Berkeley Symphony's season opening concert is Wed., Oct. 14, at 7 p.m., with conductor Joana Carneiro leading Canadian soprano Simone Osborne and the orchestra in Berlioz's "Les nuits d'ete." The orchestra also performs the West Coast premiere of Kaija Saariaho's "Laterna magica," premiered in 2009 and inspired by Ingmar Bergman's autobiography, and Ravel's "Bolero," at Zellerbach Hall. Berkeley Symphony will also give the US premiere of "Fachwerk" by Russian composer Sofia Gubaidulina on Thurs., Dec. 3, 8 p.m. at Zellerbach Hall. Norwegian bayan (classical accordion) innovator Geir Draugsvoll, for whom the work was written, makes his Bay Area debut as soloist. Also on the program: Giovanni Gabrieli's "Canzon septimi et octavi toni" and "Sonata pian e forte," and Mussorgsky's "Pictures at an Exhibition." Tickets for both events are available at berkeleysymphony.org.
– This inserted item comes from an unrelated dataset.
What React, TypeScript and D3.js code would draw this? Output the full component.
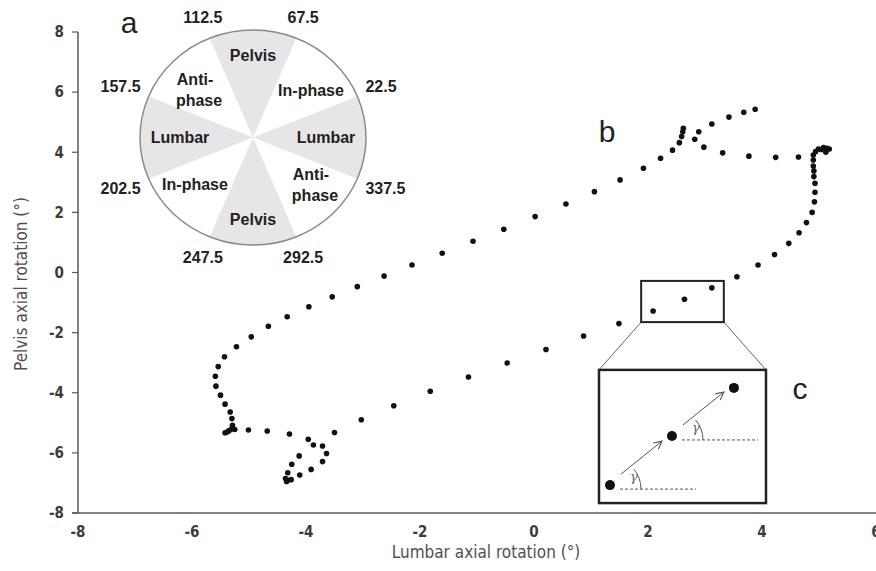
import * as d3 from 'd3';

// lumbar (x) and pelvis (y) axial rotation, degrees, one entry per frame
const lumbar = [
  -3.10, -3.54, -3.95, -4.33, -4.66, -4.96, -5.22, -5.43, -5.54, -5.59,
  -5.58, -5.50, -5.42, -5.33, -5.30, -5.29, -5.25, -5.42, -5.38, -5.35,
  -5.30, -5.01, -4.68, -4.29, -3.96, -3.87, -3.71, -3.64, -3.71, -3.91,
  -4.11, -4.36, -4.32, -4.26, -4.34, -4.32, -4.25, -4.12, -3.50, -3.03,
  -2.46, -1.82, -1.15, -0.47, 0.21, 0.87, 1.49, 2.09, 2.64, 3.12,
  3.56, 3.93, 4.22, 4.47, 4.65, 4.78, 4.88, 4.92, 4.93, 4.93,
  4.91, 4.91, 4.90, 4.90, 4.90, 4.94, 4.99, 5.04, 5.08, 5.14,
  5.18, 5.12, 4.64, 4.24, 3.77, 3.31, 2.98, 2.82, 2.89, 3.12,
  3.42, 3.68, 3.88, 2.62, 2.61, 2.59, 2.55, 2.43, 2.22, 1.92,
  1.51, 1.06, 0.56, 0.02, -0.53, -1.07, -1.61, -2.14, -2.63,
];
const pelvis = [
  -0.47, -0.81, -1.14, -1.47, -1.79, -2.14, -2.47, -2.80, -3.13, -3.45,
  -3.78, -4.08, -4.38, -4.64, -4.86, -5.08, -5.22, -5.33, -5.30, -5.26,
  -5.20, -5.24, -5.27, -5.37, -5.55, -5.74, -5.77, -6.02, -6.29, -6.55,
  -6.74, -6.85, -6.91, -6.89, -6.95, -6.66, -6.38, -6.10, -5.32, -4.90,
  -4.43, -3.95, -3.48, -3.01, -2.56, -2.11, -1.70, -1.28, -0.89, -0.51,
  -0.14, 0.25, 0.60, 0.97, 1.32, 1.66, 2.00, 2.35, 2.67, 2.97,
  3.19, 3.38, 3.54, 3.74, 3.91, 4.02, 4.11, 4.09, 4.16, 4.13,
  4.11, 4.00, 3.84, 3.83, 3.87, 3.98, 4.17, 4.43, 4.68, 4.94,
  5.17, 5.33, 5.43, 4.80, 4.68, 4.52, 4.32, 4.07, 3.80, 3.47,
  3.08, 2.69, 2.28, 1.86, 1.44, 1.04, 0.64, 0.25, -0.12,
];

const xTicks = [-8, -6, -4, -2, 0, 2, 4, 6];
const yTicks = [-8, -6, -4, -2, 0, 2, 4, 6, 8];

// coupling-angle classification wheel (panel a)
const sectorCentres = [0, 45, 90, 135, 180, 225, 270, 315];
const sectorNames = [['Lumbar'], ['In-phase'], ['Pelvis'], ['Anti-', 'phase'], ['Lumbar'], ['In-phase'], ['Pelvis'], ['Anti-', 'phase']];
const boundaryAngles = [22.5, 67.5, 112.5, 157.5, 202.5, 247.5, 292.5, 337.5];

// zoomed region and magnified inset (panel c), in data units
const zoomBox = { x0: 1.88, x1: 3.33, y0: -1.65, y1: -0.28 };
const insetBox = { x0: 1.14, x1: 4.07, y0: -7.67, y1: -3.24 };

const W = 876;
const H = 571;
const margin = { top: 32, right: 0, bottom: 58, left: 78 };

const axisFont = "'Liberation Sans Narrow', 'DejaVu Sans Condensed', 'Open Sans', sans-serif";
const wheelFont = "'Liberation Sans', Arial, sans-serif";

const Wheel = () => {
  const cx = 253;
  const cy = 137.5;
  const rx = 113;
  const ry = 107.5;
  const rad = (a: number) => (a * Math.PI) / 180;
  const arc = d3.arc<number>()
    .innerRadius(0)
    .outerRadius(1)
    .startAngle(c => Math.PI / 2 - rad(c + 22.5))
    .endAngle(c => Math.PI / 2 - rad(c - 22.5));

  return (
    <g fontFamily={wheelFont} fontWeight="bold" fontSize={16} fill="#222">
      <g transform={`translate(${cx},${cy}) scale(${rx},${ry})`}>
        {sectorCentres.filter(c => c % 90 === 0).map(c => (
          <path key={c} d={arc(c) ?? ''} fill="#e6e6e6" />
        ))}
      </g>
      <ellipse cx={cx} cy={cy} rx={rx} ry={ry} fill="none" stroke="#8a8a8a" strokeWidth={1.5} />
      {sectorCentres.map((c, i) => {
        const lx = c % 90 === 0 ? 73 : 82;
        const ly = c % 90 === 0 ? 82 : 67;
        const px = cx + Math.cos(rad(c)) * lx;
        const py = cy - Math.sin(rad(c)) * ly;
        const lines = sectorNames[i];
        return (
          <text key={c} x={px} y={py} textAnchor="middle">
            {lines.map((t, j) => (
              <tspan key={j} x={px + (j === 1 ? 4 : 0)} dy={j === 0 ? `${0.35 - (lines.length - 1) * 0.65}em` : '1.3em'}>{t}</tspan>
            ))}
          </text>
        );
      })}
      {boundaryAngles.map(a => {
        const c = Math.cos(rad(a));
        const s = Math.sin(rad(a));
        const ex = cx + rx * c;
        const ey = cy - ry * s;
        const side = Math.abs(c) > 0.7;
        const tx = side ? ex + Math.sign(c) * 8 : ex + c * 18;
        const ty = side ? ey - s * 26 : ey - s * 22;
        return (
          <text key={a} x={tx} y={ty} dy="0.35em" textAnchor={side ? (c > 0 ? 'start' : 'end') : 'middle'}>
            {a}
          </text>
        );
      })}
    </g>
  );
};

const App = () => {
  const x = d3.scaleLinear().domain([-8, 6]).range([margin.left, W - margin.right]);
  const y = d3.scaleLinear().domain([-8, 8]).range([H - margin.bottom, margin.top]);
  const points = lumbar.map((l, i) => ({ l, p: pelvis[i] }));

  const zx0 = x(zoomBox.x0), zx1 = x(zoomBox.x1), zy0 = y(zoomBox.y1), zy1 = y(zoomBox.y0);
  const ix0 = x(insetBox.x0), ix1 = x(insetBox.x1), iy0 = y(insetBox.y1), iy1 = y(insetBox.y0);
  const iw = ix1 - ix0;
  const ih = iy1 - iy0;
  // three magnified frames inside the inset, as fractions of the box
  const big = [[0.066, 0.865], [0.437, 0.496], [0.808, 0.135]].map(([fx, fy]) => [ix0 + fx * iw, iy0 + fy * ih]);
  const gammaArc = (px: number, py: number) => {
    const r = 31;
    const a = (40 * Math.PI) / 180;
    return `M${px + r},${py} A${r},${r} 0 0 0 ${px + r * Math.cos(a)},${py - r * Math.sin(a)}`;
  };

  return (
    <svg width={W} height={H} style={{ position: 'absolute', left: 0, top: 0, background: '#fff' }}>
      <defs>
        <marker id="arrow" viewBox="0 0 10 10" refX={9} refY={5} markerWidth={10} markerHeight={10} orient="auto">
          <path d="M1,1 L9,5 L1,9" fill="none" stroke="#555" strokeWidth={1.1} />
        </marker>
      </defs>

      {/* axes */}
      <line x1={x(-8)} x2={x(-8)} y1={y(8)} y2={y(-8)} stroke="#595959" strokeWidth={1.5} />
      <line x1={x(-8) - 6} x2={W} y1={y(-8)} y2={y(-8)} stroke="#595959" strokeWidth={1.5} />
      <g fontFamily={axisFont} fontSize={15} fontWeight="bold" fill="#3c3c3c">
        {yTicks.map(t => (
          <g key={t}>
            <line x1={x(-8) - 6} x2={x(-8)} y1={y(t)} y2={y(t)} stroke="#595959" strokeWidth={1.2} />
            <text x={x(-8) - 14} y={y(t)} dy="0.35em" textAnchor="end">{t}</text>
          </g>
        ))}
        {xTicks.map(t => (
          <text key={t} x={x(t)} y={y(-8) + 24} textAnchor="middle">{t}</text>
        ))}
      </g>
      <g fontFamily={axisFont} fontSize={17} fill="#505050">
        <text x={486} y={558} textAnchor="middle">Lumbar axial rotation (°)</text>
        <text transform={`translate(27,${284}) rotate(-90)`} textAnchor="middle">Pelvis axial rotation (°)</text>
      </g>

      {/* trajectory */}
      {points.map((d, i) => (
        <circle key={i} cx={x(d.l)} cy={y(d.p)} r={2.8} fill="#111" />
      ))}

      <Wheel />

      {/* zoom box and magnified inset */}
      <line x1={zx0} y1={zy1} x2={ix0} y2={iy0} stroke="#666" strokeWidth={1} />
      <line x1={zx1} y1={zy1} x2={ix1} y2={iy0} stroke="#666" strokeWidth={1} />
      <rect x={zx0} y={zy0} width={zx1 - zx0} height={zy1 - zy0} fill="none" stroke="#222" strokeWidth={2} />
      <rect x={ix0} y={iy0} width={iw} height={ih} fill="#fff" stroke="#222" strokeWidth={2.5} />
      {big.slice(0, 2).map(([px, py], i) => (
        <g key={i} stroke="#555" fill="none">
          <line x1={px + 11} y1={py - 11} x2={px + 52} y2={py - 44} strokeWidth={1} markerEnd="url(#arrow)" />
          <line x1={px + 10} y1={py + 4} x2={px + 86} y2={py + 4} strokeWidth={1} strokeDasharray="3,2" />
          <path d={gammaArc(px, py + 4)} strokeWidth={1} />
          <text x={px + 20} y={py - 4} fontFamily="'DejaVu Serif', serif" fontStyle="italic" fontSize={13} fill="#666" stroke="none">γ</text>
        </g>
      ))}
      {big.map(([px, py], i) => (
        <circle key={i} cx={px} cy={py} r={5} fill="#111" />
      ))}

      <g fontFamily={wheelFont} fontSize={30} fill="#222">
        <text x={129} y={33} textAnchor="middle">a</text>
        <text x={607} y={142} textAnchor="middle">b</text>
        <text x={800} y={399} textAnchor="middle">c</text>
      </g>
    </svg>
  );
};

export default App;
The Oakland Symphony opens its 22nd season with its new name and a West Coast premiere by Bay Area composer Mason Bates on Fri., Oct. 2, at 8 p.m. at the Paramount Theatre in Oakland. The program, with music director Michael Morgan on the podium, includes Bates' "Devil's Radio," Prokofiev's "Violin Concerto" with guest soloist Kenneth Renshaw, selections from Brahms' "Liebeslieder Waltzes" with the Oakland Symphony Chorus conducted by Lynne Morrow, and Rachmaninoff's "Symphonic Dances". For info and tickets ($15-$75), visit oaklandsymphony.org.
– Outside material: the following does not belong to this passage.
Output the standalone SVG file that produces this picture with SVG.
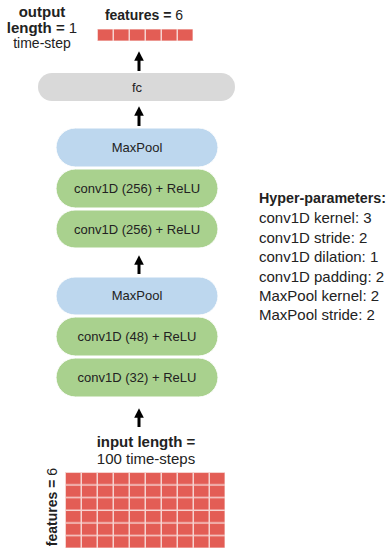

The Jarvis Conservatory (1711 Main St., Napa) will present the renowned SF-based Cypress String Quartet (Cecily Ward, violin; Tom Stone, violin; Ethan Filner, viola; and Jennifer Kloetzel, cello) in the Beethoven String Quartet Concert Series, a two-year series featuring the complete string quartets of Ludwig van Beethoven on three Saturday evenings (Oct. 24, Jan. 27, May 14) at 7 p.m. The concert on Sat., Oct. 24, will feature Beethoven's String Quartet in F, Op. 18, No. 1; String Quartet in F, Op. 135; and String Quartet in F, Op 59, No. 1. General admission $40, series tickets $96, at?jarvisconservatory.com/cypressquartet.
Pound Cake
What's up with our favorite Bay Area Latina lesbian comic this fall? Writer/performer Marga Gomez's "Pound," a sexually-fueled tour de force, plays Brava Theater Center, Oct. 15-Nov. 15, after a critically acclaimed run in NYC. Here's the squib: "A ladies room fisting catapults a celibate celesbian through a vaginal portal to a cloud where notorious lesbian cinematic archetypes hook up in spectacularly meta ways." We don't know what any of that means, but wowza! Info: brava.org.
Bowl Us Over
Future is now: Out There attended the media lunch preview for Eatsa, SF's first automated cafe with no servers or cashiers, downtown at 121 Spear St. Eatsa offers a range of yummy quinoa bowls for an impressively low price point, $6.95. You punch in your order at a self-service kiosk, then pick up the food in an automated "cubby system" when it flashes your name. Everything comes in combinations of fresh, flavorful offerings that you can customize to taste.
We sampled a Bento Bowl, with stir-fry quinoa, edamame, wonton strips, teriyaki sauce, miso portobello, and apple-cabbage slaw. We'll return to try out the Mediterranean (pita chips, arugula, feta, tomato, cucumber, artichoke hearts, dill yogurt sauce, Greek-style quinoa, kalamata olives, marinated chickpeas), and there are plenty of other variations to tempt us. It's food that's fast without being fast food. Two additional CA locations will open by the end of the year. It's like a 21st-century take on the old Horn & Hardart Automats. Check it out at www.eatsa.com.